* _Exercise description_:
Leave the pictures out. Return all other data exactly.

── Provided material ──

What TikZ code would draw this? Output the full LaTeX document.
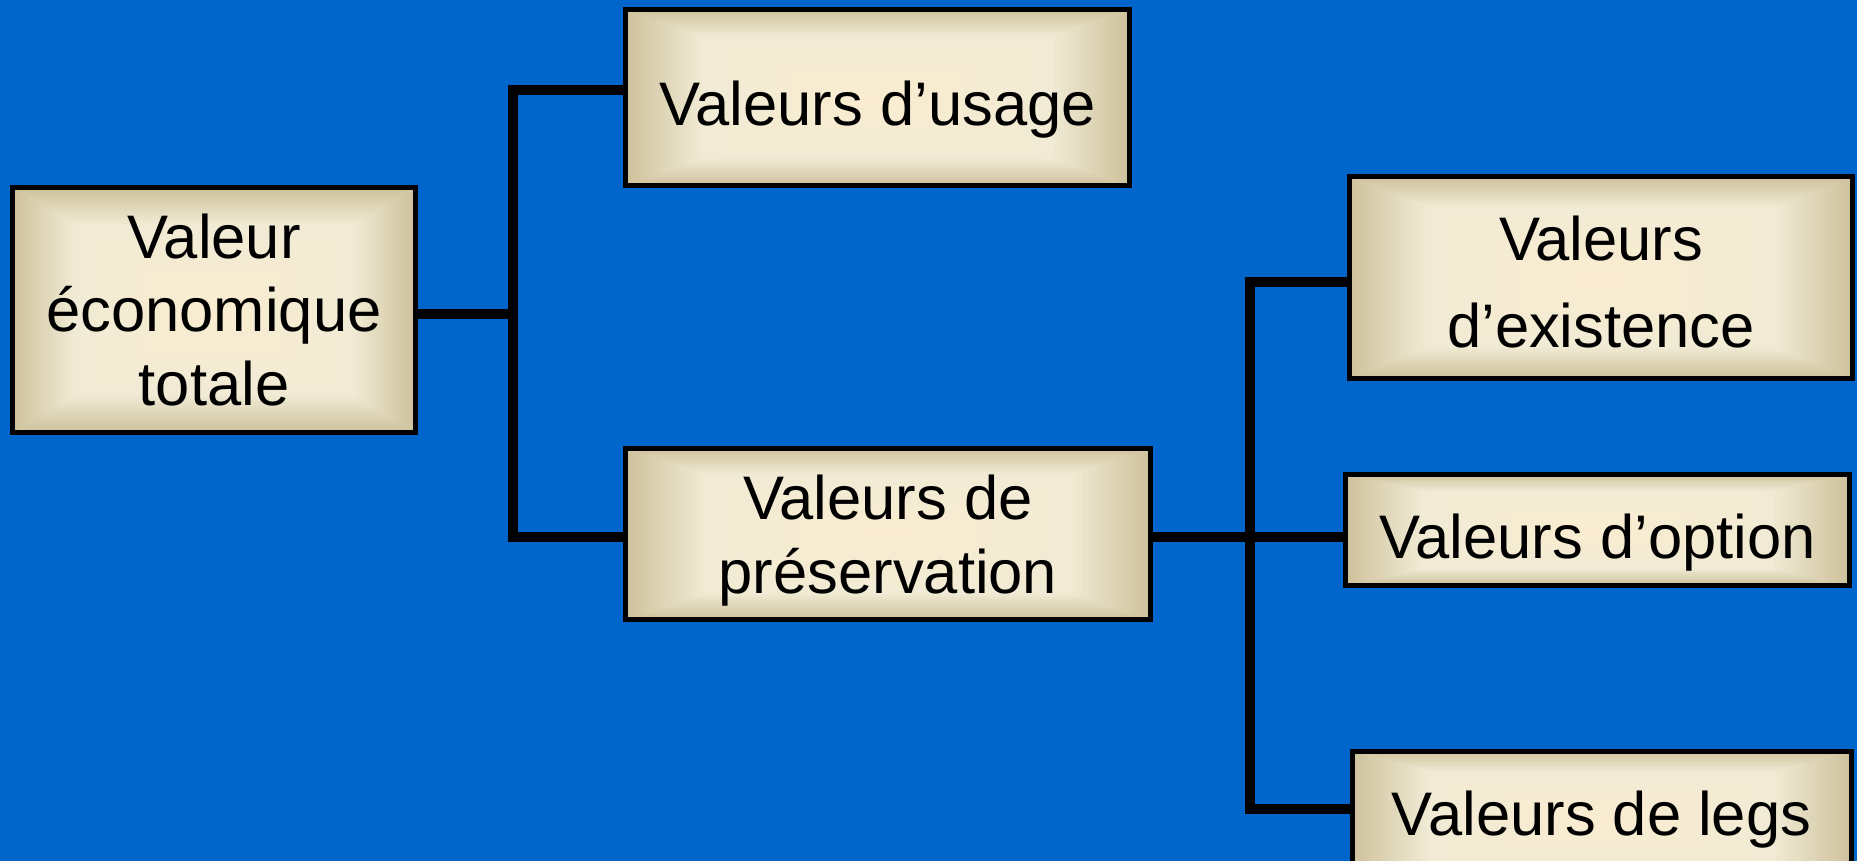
\documentclass[tikz,border=0pt]{standalone}
\usepackage{fontspec}
\setmainfont{Liberation Sans}
\usetikzlibrary{calc}
\definecolor{bg}{RGB}{0,102,204}
\definecolor{tanc}{RGB}{207,195,157}
\definecolor{lightc}{RGB}{241,235,213}
\definecolor{centc}{RGB}{250,236,208}
\tikzset{
  vbox/.style={draw=black, line width=5pt, rectangle, inner sep=0pt, align=center, text=black,
    font=\fontsize{61.5}{73.5}\selectfont,
    path picture={
      \foreach \i in {0,...,15}{
        \pgfmathsetmacro\ff{\i/100}
        \pgfmathsetmacro\pp{\i*100/15}
        \fill[lightc!\pp!tanc] ($(path picture bounding box.south west)!\ff!(path picture bounding box.north east)$) rectangle ($(path picture bounding box.north east)!\ff!(path picture bounding box.south west)$);
      }
      \foreach \i in {1,...,34}{
        \pgfmathsetmacro\ff{0.15+\i/100}
        \pgfmathsetmacro\pp{\i*100/35}
        \fill[centc!\pp!lightc] ($(path picture bounding box.south west)!\ff!(path picture bounding box.north east)$) rectangle ($(path picture bounding box.north east)!\ff!(path picture bounding box.south west)$);
      }
    }},
  link/.style={line width=10.5pt, draw=black, line join=miter},
}
\begin{document}
\begin{tikzpicture}[x=1pt,y=-1pt]
\useasboundingbox (0,0) rectangle (1857,861);
\clip (0,0) rectangle (1857,861);
\fill[bg] (0,0) rectangle (1857,861);
\node[vbox, minimum width=403pt, minimum height=245pt] (A) at (214,310) {Valeur\\économique\\totale};
\node[vbox, minimum width=504pt, minimum height=176pt] (B) at (877.5,97.5) {\rule{0pt}{68pt}Valeurs d’usage};
\node[vbox, minimum width=525pt, minimum height=171pt] (C) at (888,534) {\rule{0pt}{58pt}Valeurs de\\préservation};
\node[vbox, minimum width=503pt, minimum height=202pt, font=\fontsize{61.5}{87.3}\selectfont] (D) at (1601,277.5) {\rule{0pt}{53.6pt}Valeurs\\d’existence};
\node[vbox, minimum width=504pt, minimum height=111pt] (E) at (1597.5,530) {\rule{0pt}{69pt}Valeurs d’option};
\node[vbox, minimum width=499pt, minimum height=137pt] (F) at (1601.5,819.5) {Valeurs de legs};
\coordinate (ja) at (513,314);
\coordinate (j1t) at (513,90);
\coordinate (j1b) at (513,537);
\coordinate (jc) at (1250,537);
\coordinate (j2t) at (1250,282);
\coordinate (j2b) at (1250,809);
\draw[link] (ja -| A.east) -- (ja);
\draw[link] (j1t -| B.west) -- (j1t) -- (j1b) -- (j1b -| C.west);
\draw[link] (jc -| C.east) -- (jc -| E.west);
\draw[link] (j2t -| D.west) -- (j2t) -- (j2b) -- (j2b -| F.west);
\end{tikzpicture}
\end{document}
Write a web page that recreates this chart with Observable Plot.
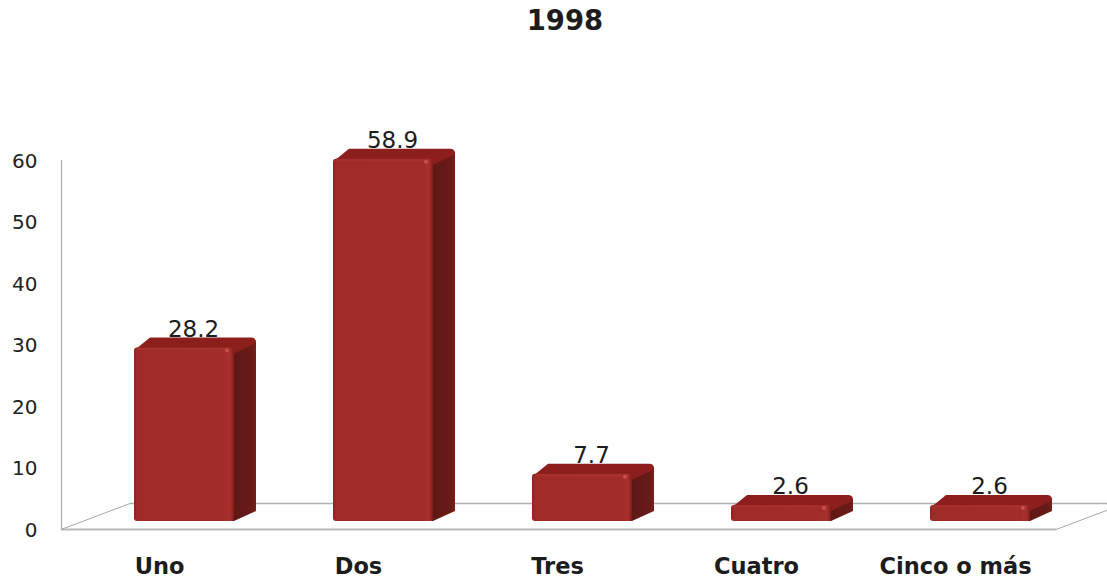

───

* _The answer_:
What TikZ code would draw this? Output the full LaTeX document.
\documentclass[tikz,border=0pt]{standalone}
\usepackage{fontspec}
\setmainfont{Liberation Sans}
\usetikzlibrary{calc}
\definecolor{bg}{RGB}{0,102,204}
\definecolor{tanc}{RGB}{207,195,157}
\definecolor{lightc}{RGB}{241,235,213}
\definecolor{centc}{RGB}{250,236,208}
\tikzset{
  vbox/.style={draw=black, line width=5pt, rectangle, inner sep=0pt, align=center, text=black,
    font=\fontsize{61.5}{73.5}\selectfont,
    path picture={
      \foreach \i in {0,...,15}{
        \pgfmathsetmacro\ff{\i/100}
        \pgfmathsetmacro\pp{\i*100/15}
        \fill[lightc!\pp!tanc] ($(path picture bounding box.south west)!\ff!(path picture bounding box.north east)$) rectangle ($(path picture bounding box.north east)!\ff!(path picture bounding box.south west)$);
      }
      \foreach \i in {1,...,34}{
        \pgfmathsetmacro\ff{0.15+\i/100}
        \pgfmathsetmacro\pp{\i*100/35}
        \fill[centc!\pp!lightc] ($(path picture bounding box.south west)!\ff!(path picture bounding box.north east)$) rectangle ($(path picture bounding box.north east)!\ff!(path picture bounding box.south west)$);
      }
    }},
  link/.style={line width=10.5pt, draw=black, line join=miter},
}
\begin{document}
\begin{tikzpicture}[x=1pt,y=-1pt]
\useasboundingbox (0,0) rectangle (1857,861);
\clip (0,0) rectangle (1857,861);
\fill[bg] (0,0) rectangle (1857,861);
\node[vbox, minimum width=403pt, minimum height=245pt] (A) at (214,310) {Valeur\\économique\\totale};
\node[vbox, minimum width=504pt, minimum height=176pt] (B) at (877.5,97.5) {\rule{0pt}{68pt}Valeurs d’usage};
\node[vbox, minimum width=525pt, minimum height=171pt] (C) at (888,534) {\rule{0pt}{58pt}Valeurs de\\préservation};
\node[vbox, minimum width=503pt, minimum height=202pt, font=\fontsize{61.5}{87.3}\selectfont] (D) at (1601,277.5) {\rule{0pt}{53.6pt}Valeurs\\d’existence};
\node[vbox, minimum width=504pt, minimum height=111pt] (E) at (1597.5,530) {\rule{0pt}{69pt}Valeurs d’option};
\node[vbox, minimum width=499pt, minimum height=137pt] (F) at (1601.5,819.5) {Valeurs de legs};
\coordinate (ja) at (513,314);
\coordinate (j1t) at (513,90);
\coordinate (j1b) at (513,537);
\coordinate (jc) at (1250,537);
\coordinate (j2t) at (1250,282);
\coordinate (j2b) at (1250,809);
\draw[link] (ja -| A.east) -- (ja);
\draw[link] (j1t -| B.west) -- (j1t) -- (j1b) -- (j1b -| C.west);
\draw[link] (jc -| C.east) -- (jc -| E.west);
\draw[link] (j2t -| D.west) -- (j2t) -- (j2b) -- (j2b -| F.west);
\end{tikzpicture}
\end{document}
Write a web page that recreates this chart with Observable Plot.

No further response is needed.